- [DATA SHOWN]:
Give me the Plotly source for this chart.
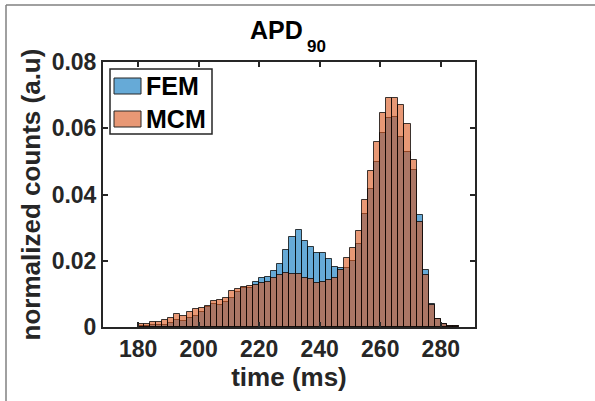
import plotly.graph_objects as go

# bin left edges (ms), 2 ms wide
bin_left = list(range(180, 286, 2))
fem = [0.0004, 0.0004, 0.0006, 0.0007, 0.0007, 0.0011, 0.0020, 0.0018, 0.0028, 0.0032,
       0.0046, 0.0060, 0.0069, 0.0065, 0.0075, 0.0088, 0.0106, 0.0119, 0.0119, 0.0136,
       0.0148, 0.0150, 0.0170, 0.0191, 0.0233, 0.0272, 0.0292, 0.0259, 0.0243, 0.0223,
       0.0223, 0.0206, 0.0182, 0.0177, 0.0177, 0.0198, 0.0252, 0.0341, 0.0416, 0.0498,
       0.0587, 0.0630, 0.0633, 0.0574, 0.0527, 0.0473, 0.0338, 0.0171, 0.0068, 0.0025,
       0.0010, 0.0004, 0.0003]
mcm = [0.0010, 0.0010, 0.0016, 0.0016, 0.0022, 0.0027, 0.0038, 0.0034, 0.0044, 0.0053,
       0.0056, 0.0063, 0.0078, 0.0083, 0.0087, 0.0110, 0.0114, 0.0121, 0.0125, 0.0126,
       0.0134, 0.0137, 0.0147, 0.0156, 0.0164, 0.0159, 0.0161, 0.0148, 0.0145, 0.0132,
       0.0137, 0.0141, 0.0149, 0.0171, 0.0207, 0.0240, 0.0289, 0.0382, 0.0471, 0.0559,
       0.0647, 0.0691, 0.0691, 0.0670, 0.0612, 0.0505, 0.0316, 0.0157, 0.0066, 0.0025,
       0.0010, 0.0004, 0.0004]
bin_width = 2
series_names = ["FEM", "MCM"]
x_ticks = [180, 200, 220, 240, 260, 280]
y_ticks = [0, 0.02, 0.04, 0.06, 0.08]
y_tick_text = ["0", "0.02", "0.04", "0.06", "0.08"]
title_main, title_sub = "APD", "90"

centers = [b + bin_width / 2 for b in bin_left]
colors = ["rgba(0,114,189,0.6)", "rgba(217,83,25,0.6)"]
ink = "#262626"
FONT = "Liberation Sans, Arial, sans-serif"

fig = go.Figure()
for name, vals, col in zip(series_names, [fem, mcm], colors):
    fig.add_trace(go.Bar(x=centers, y=vals, width=bin_width, name=name,
                         marker=dict(color=col, line=dict(color="rgba(0,0,0,0.75)", width=1)),
                         showlegend=False))

L, R, T, B = 103, 120, 62, 74
W, H = 595, 401
pw, ph = W - L - R, H - T - B
def px(x):
    return (x - L) / pw
def py(y):
    return (H - B - y) / ph

shapes = []
# figure frame (top and left edges)
shapes.append(dict(type="line", xref="paper", yref="paper", x0=px(6), x1=px(6), y0=py(401), y1=py(5),
                   line=dict(color="#808080", width=1.5)))
shapes.append(dict(type="line", xref="paper", yref="paper", x0=px(6), x1=px(595), y0=py(5), y1=py(5),
                   line=dict(color="#808080", width=1.5)))
# legend box
shapes.append(dict(type="rect", xref="paper", yref="paper", x0=px(110), x1=px(212), y0=py(134), y1=py(69),
                   fillcolor="white", line=dict(color=ink, width=1.5), layer="above"))
annotations = []
for i, (name, col) in enumerate(zip(series_names, colors)):
    yc = 86 + 33 * i
    shapes.append(dict(type="rect", xref="paper", yref="paper", x0=px(114), x1=px(141),
                       y0=py(yc + 8), y1=py(yc - 8), fillcolor=col,
                       line=dict(color=ink, width=1), layer="above"))
    annotations.append(dict(text=name, xref="paper", yref="paper", x=px(144), y=py(yc),
                            xanchor="left", yanchor="middle", showarrow=False,
                            font=dict(size=25, color="black", family=FONT, weight="bold")))
annotations.append(dict(text=title_main, xref="paper", yref="paper", x=px(305), y=py(30),
                        xanchor="right", yanchor="middle", showarrow=False,
                        font=dict(size=25, color="black", family=FONT, weight="bold")))
annotations.append(dict(text=title_sub, xref="paper", yref="paper", x=px(305), y=py(46),
                        xanchor="left", yanchor="middle", showarrow=False,
                        font=dict(size=17, color="black", family=FONT, weight="bold")))

fig.update_layout(
    width=W, height=H, margin=dict(l=L, r=R, t=T, b=B, autoexpand=False),
    paper_bgcolor="white", plot_bgcolor="white",
    barmode="overlay", bargap=0,
    font=dict(family=FONT, color=ink, size=23, weight="bold"),
    shapes=shapes, annotations=annotations,
    xaxis=dict(range=[168.4, 291.3], tickvals=x_ticks, ticks="inside", ticklen=5, tickwidth=1.5,
               tickcolor=ink, showline=True, linecolor=ink, linewidth=2, mirror="ticks",
               showgrid=False, zeroline=False, tickfont=dict(size=23, weight="bold"),
               title=dict(text="time (ms)", font=dict(size=26, weight="bold"), standoff=6)),
    yaxis=dict(range=[0, 0.08], tickvals=y_ticks, ticktext=y_tick_text, ticks="inside", ticklen=5,
               tickwidth=1.5, tickcolor=ink, showline=True, linecolor=ink, linewidth=2, mirror="ticks",
               showgrid=False, zeroline=False, tickfont=dict(size=23, weight="bold"),
               title=dict(text="normalized counts (a.u)", font=dict(size=26, weight="bold"), standoff=4)),
)
fig.write_html("out.html", config={"displayModeBar": False},
               post_script="document.body.style.margin='0px';")
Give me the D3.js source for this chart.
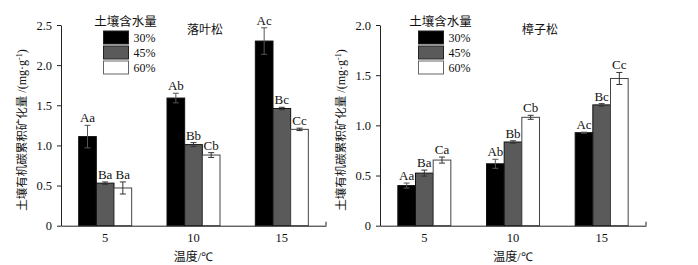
<!DOCTYPE html>
<html>
<head>
<meta charset="utf-8">
<script src="https://cdn.jsdelivr.net/npm/d3@7"></script>
<style>
  body { margin: 0; background: #fff; }
  svg { display: block; }
  text { font-family: "Liberation Serif", "Times New Roman", serif; fill: #111; }
  .cjk { font-family: "Noto Sans CJK SC", sans-serif; }
</style>
</head>
<body>
<div id="chart"></div>
<script>
// temperature groups and moisture levels
const temps = ["5", "10", "15"];
const moisture = ["30%", "45%", "60%"];

// 落叶松 (larch) – cumulative mineralisation, mg/g
const larch30 = [1.11, 1.59, 2.30];
const larch45 = [0.53, 1.01, 1.46];
const larch60 = [0.47, 0.88, 1.20];
const larchErr30 = [0.14, 0.06, 0.165];
const larchErr45 = [0.015, 0.025, 0.015];
const larchErr60 = [0.075, 0.03, 0.015];
const larchLetters30 = ["Aa", "Ab", "Ac"];
const larchLetters45 = ["Ba", "Bb", "Bc"];
const larchLetters60 = ["Ba", "Cb", "Cc"];

// 樟子松 (Mongolian pine)
const pine30 = [0.40, 0.617, 0.927];
const pine45 = [0.524, 0.834, 1.204];
const pine60 = [0.654, 1.08, 1.467];
const pineErr30 = [0.025, 0.045, 0.005];
const pineErr45 = [0.03, 0.012, 0.012];
const pineErr60 = [0.03, 0.02, 0.06];
const pineLetters30 = ["Aa", "Ab", "Ac"];
const pineLetters45 = ["Ba", "Bb", "Bc"];
const pineLetters60 = ["Ca", "Cb", "Cc"];

const larchTicks = [0, 0.5, 1.0, 1.5, 2.0, 2.5];
const pineTicks = [0, 0.5, 1.0, 1.5, 2.0];

const fills = ["#000000", "#5a5a5a", "#ffffff"];

const svg = d3.select("#chart").append("svg")
    .attr("width", 698)
    .attr("height", 265);

function drawPanel(p) {
    const g = svg.append("g");
    const x0 = d3.scaleBand().domain(temps).range([p.left, p.right]);
    const bw = x0.bandwidth();
    const x1 = d3.scaleBand().domain(moisture)
        .range([bw / 2 - 26.5, bw / 2 + 26.5]);
    const y = d3.scaleLinear().domain([0, p.max]).range([225.7, 25]);

    // rows: one per bar
    const rows = [];
    temps.forEach((t, i) => {
        moisture.forEach((m, j) => {
            rows.push({
                t, m, j,
                v: p.series[j][i],
                e: p.errs[j][i],
                lab: p.letters[j][i]
            });
        });
    });

    g.selectAll("rect.bar")
        .data(rows)
        .enter()
        .append("rect")
            .attr("class", "bar")
            .attr("x", d => x0(d.t) + x1(d.m))
            .attr("y", d => y(d.v))
            .attr("width", x1.bandwidth())
            .attr("height", d => y(0) - y(d.v))
            .attr("fill", d => fills[d.j])
            .attr("stroke", d => d.j === 2 ? "#444" : "#111")
            .attr("stroke-width", 1);

    // error bars
    const eb = g.selectAll("g.err")
        .data(rows)
        .enter()
        .append("g")
            .attr("class", "err")
            .attr("stroke", d => d.j === 0 ? "#555" : "#333")
            .attr("stroke-width", 1);
    eb.append("line")
        .attr("x1", d => x0(d.t) + x1(d.m) + x1.bandwidth() / 2)
        .attr("x2", d => x0(d.t) + x1(d.m) + x1.bandwidth() / 2)
        .attr("y1", d => y(d.v - d.e))
        .attr("y2", d => y(d.v + d.e));
    [-1, 1].forEach(s => {
        eb.append("line")
            .attr("x1", d => x0(d.t) + x1(d.m) + x1.bandwidth() / 2 - 3)
            .attr("x2", d => x0(d.t) + x1(d.m) + x1.bandwidth() / 2 + 3)
            .attr("y1", d => y(d.v + s * d.e))
            .attr("y2", d => y(d.v + s * d.e));
    });

    // significance letters
    g.selectAll("text.sig")
        .data(rows)
        .enter()
        .append("text")
            .attr("class", "sig")
            .attr("x", d => x0(d.t) + x1(d.m) + x1.bandwidth() / 2)
            .attr("y", d => y(d.v + d.e) - 3)
            .attr("text-anchor", "middle")
            .attr("font-size", "13px")
            .text(d => d.lab);

    // y axis
    const yAxis = g.append("g")
        .attr("transform", `translate(${p.left},0)`)
        .call(d3.axisLeft(y)
            .tickValues(p.ticks)
            .tickSize(4)
            .tickSizeOuter(0)
            .tickFormat(d => d === 0 ? "0" : d3.format(".1f")(d)));
    yAxis.selectAll("text")
        .attr("font-size", "12.5px")
        .attr("font-family", "Liberation Serif, serif")
        .attr("fill", "#222")
        .attr("dx", "-2");
    yAxis.selectAll("line, path").attr("stroke", "#222");

    // x axis
    const xAxis = g.append("g")
        .attr("transform", `translate(0,${y(0)})`)
        .call(d3.axisBottom(x0).tickSize(0).tickSizeOuter(0));
    xAxis.selectAll("text")
        .attr("font-size", "12.5px")
        .attr("font-family", "Liberation Serif, serif")
        .attr("fill", "#222")
        .attr("dy", "1.1em");
    xAxis.select("path").attr("stroke", "#222");
    g.append("line")
        .attr("x1", p.right).attr("x2", p.right)
        .attr("y1", y(0) - 4).attr("y2", y(0))
        .attr("stroke", "#222");

    // axis titles
    const xl = g.append("text")
        .attr("x", (p.left + p.right) / 2)
        .attr("y", 261)
        .attr("text-anchor", "middle")
        .attr("font-size", "12px");
    xl.append("tspan").attr("class", "cjk").text("温度");
    xl.append("tspan").text("/℃");

    const yl = g.append("text")
        .attr("transform", `translate(${p.left - 35},130) rotate(-90)`)
        .attr("text-anchor", "middle")
        .attr("font-size", "12px");
    yl.append("tspan").attr("class", "cjk").attr("font-size", "11.5px").text("土壤有机碳累积矿化量");
    yl.append("tspan").text(" /(mg·g");
    yl.append("tspan").attr("dy", "-4").attr("font-size", "8px").text("-1");
    yl.append("tspan").attr("dy", "4").text(")");

    // panel title
    g.append("text")
        .attr("class", "cjk")
        .attr("x", p.titleX)
        .attr("y", 34)
        .attr("text-anchor", "middle")
        .attr("font-size", "12px")
        .text(p.title);

    // legend
    const lx = p.legendX;
    g.append("text")
        .attr("class", "cjk")
        .attr("x", lx + 22)
        .attr("y", 26)
        .attr("text-anchor", "middle")
        .attr("font-size", "12.5px")
        .text("土壤含水量");
    const leg = g.selectAll("g.leg")
        .data(moisture)
        .enter()
        .append("g")
            .attr("class", "leg")
            .attr("transform", (d, i) => `translate(${lx},${31 + i * 15})`);
    leg.append("rect")
        .attr("width", 25)
        .attr("height", 13)
        .attr("fill", (d, i) => fills[i])
        .attr("stroke", (d, i) => i === 2 ? "#666" : "#222");
    leg.append("text")
        .attr("x", 30)
        .attr("y", 11)
        .attr("font-size", "12px")
        .text(d => d);
}

drawPanel({
    left: 61, right: 326, max: 2.5, ticks: larchTicks,
    series: [larch30, larch45, larch60],
    errs: [larchErr30, larchErr45, larchErr60],
    letters: [larchLetters30, larchLetters45, larchLetters60],
    title: "落叶松", titleX: 205, legendX: 103.5
});

drawPanel({
    left: 380, right: 646, max: 2.0, ticks: pineTicks,
    series: [pine30, pine45, pine60],
    errs: [pineErr30, pineErr45, pineErr60],
    letters: [pineLetters30, pineLetters45, pineLetters60],
    title: "樟子松", titleX: 540, legendX: 418.5
});
</script>
</body>
</html>
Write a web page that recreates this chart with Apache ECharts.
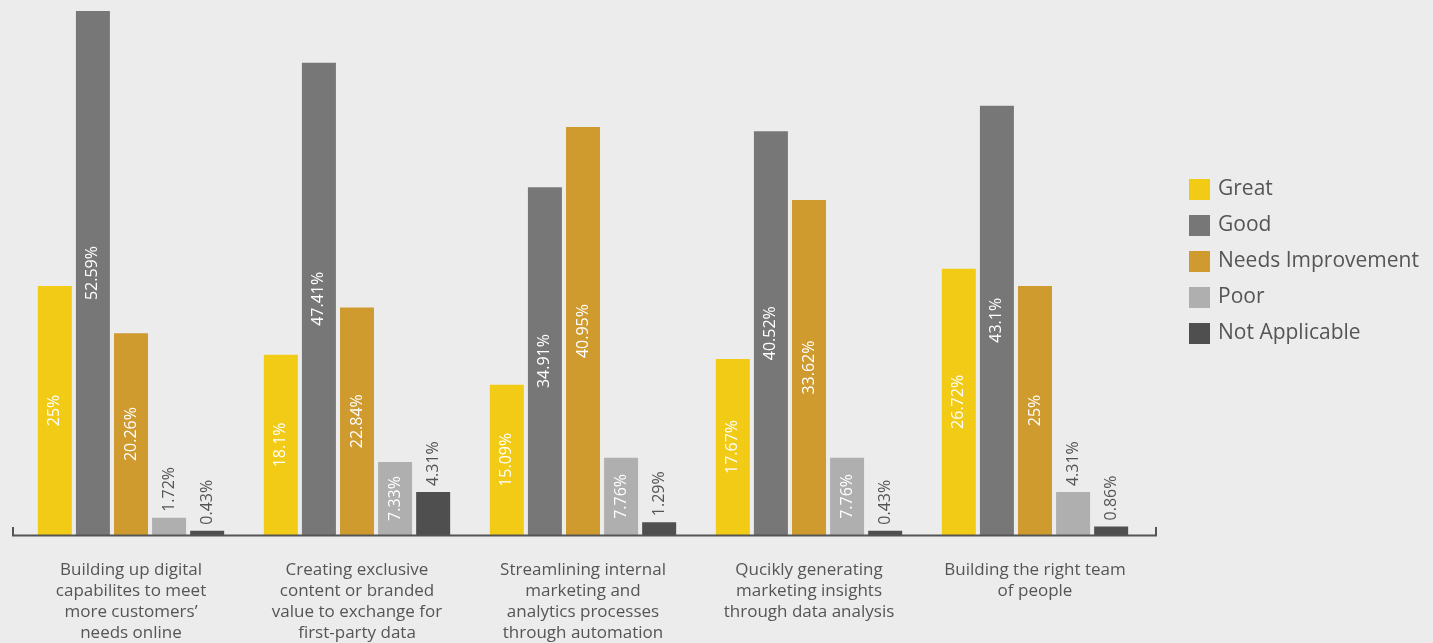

- [CHALLENGE]: Please quote the lines of the material, beginning with the first and ending with the one that contains "import plotly.graph_objects as go", exactly as written and without any pictures.

- [COMPLETED TASK]:
Give me the Plotly source for this chart.
import plotly.graph_objects as go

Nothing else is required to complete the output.